Will Davis II and Travis Souza, basketball nets dangling around their necks like medals, looked a bit dazed as they soaked in a moment that every player in UC Irvine's undistinguished basketball history had dreamed about.
There was an "I'm-numb" tone to their voices. They had traveled a similar path, winning a lot of games together as teammates, from youth club competition to New Hampton (N.H.) Prep to Irvine. Now they were being asked to explain what they had seen in a college that had three national titles in sailing but never been to the NCAA men's basketball tournament.
"We knew this was a place where we could start from the ground and build," Souza said.
Davis and Souza, both seniors, were the initial bricks and mortar in a project that broke new ground last week with a victory over Hawaii in the Big West tournament championship game. The victory earned Irvine a place in the NCAA's field of 68, and an opening-round date against No. 14 Louisville on Friday in Seattle.
"I owe a big debt of gratitude to those two guys because they came here when this was like a dream," Irvine Coach Russell Turner said after the Hawaii game. "They made it happen."
Davis, a 6-foot-8 forward, averages 12.9 points and 7.0 rebounds, both team highs. Souza, a 6-5 guard, averages 7.4 points and is shooting 46% from three-point range. Those are solid numbers but only indicate part of their value. They are team leaders in attitude and focus.
"Losing was not an option," Davis said after the Hawaii game.
Like Irvine, it took a while for Davis and Souza to build toward their championship moment.
Air Force was the only Division I program that wanted Davis when he graduated from Sacramento High. And that was one more major-college offer than Souza had coming out of Turlock High, also in the Central Valley.
Davis was a late bloomer after a six-inch growth spurt during his sophomore year in high school. It took time to adjust to his longer frame and he didn't start on the varsity until he was a senior.
Souza was an instant hit at Turlock, starting on the varsity as a freshman and being chosen district player of the year as a senior. But he was the big fish in a small pond.
They grew up 90 miles apart but were teammates on the Bay Area Hoosiers, a club team.
The first impressions of each other are still vivid.

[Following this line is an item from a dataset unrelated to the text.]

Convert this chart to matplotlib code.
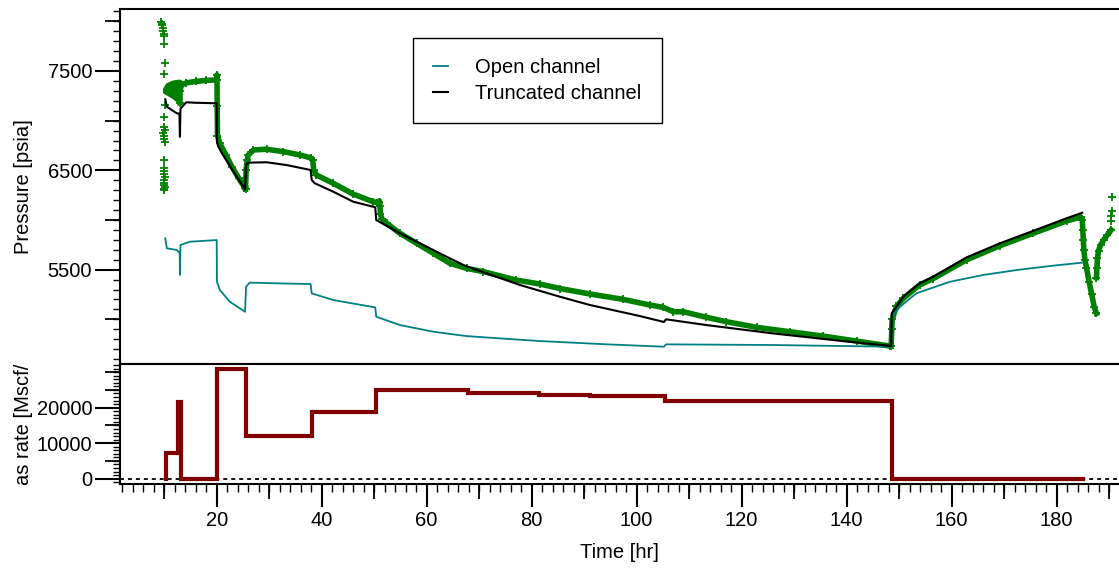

"I was having dinner with our coach after practice and he said, 'Oh, by the way, we're trying to get this player, a real athletic wing,' " Souza said. "The next practice, there was Will. There was an outlet pass, a lob and a dunk. I thought, 'This could work.' "
Recalled Davis: "I get there and this guy starts knocking down threes. He was doing that all day. I was like, 'OK, we have great shooters on this team.' "
It was a summer of fun, then they went back to their high schools. A year later, Davis enrolled in prep school across the country, at New Hampton.
"We were playing three-on-three games in the gym and the coach comes and said, 'I have a couple of new players,' " Davis said. "There was Travis."
A partnership evolved.
"We always have had that connection," Davis said. "You can feel it on the court. He knows when I'm rolling to the basket. I get the ball on the post and I know where he is on the perimeter. It's an unconscious thing we developed from playing so many years together."
Coming to Irvine was not a package deal, however.
When Turner was hired by Irvine in 2010, he had spent the previous six seasons as an assistant with the NBA's Golden State Warriors. Knowing he had to quickly reacquaint with the college game — and needing players — he reached out to Phil Doherty, coach of the Bay Area Hoosiers.
Doherty suggested Davis and Souza.
Davis was a no-brainer. "It was easy to recognize his abilities," Turner recalled. "The combination of size and athleticism are the kind of things that make you say 'yeah."
Turner took Souza sight unseen, but didn't go out on a limb. Souza came to Irvine as an invited walk-on — without a scholarship. It didn't take him long to earn one, though.
"He struck me as someone like me," Turner said. "He was overlooked."
The coach had his building blocks.
Davis, Turner said, "is going to go down as one of the best players in our history." Of Souza, Turner said it was clear he "wanted badly to accomplish something like we did tonight."
Davis and Souza said they believed all along — in each other, in their team — even as the clock was running out on their college careers.
"We felt like we could make this program blow up," Davis said, "and that's what we did."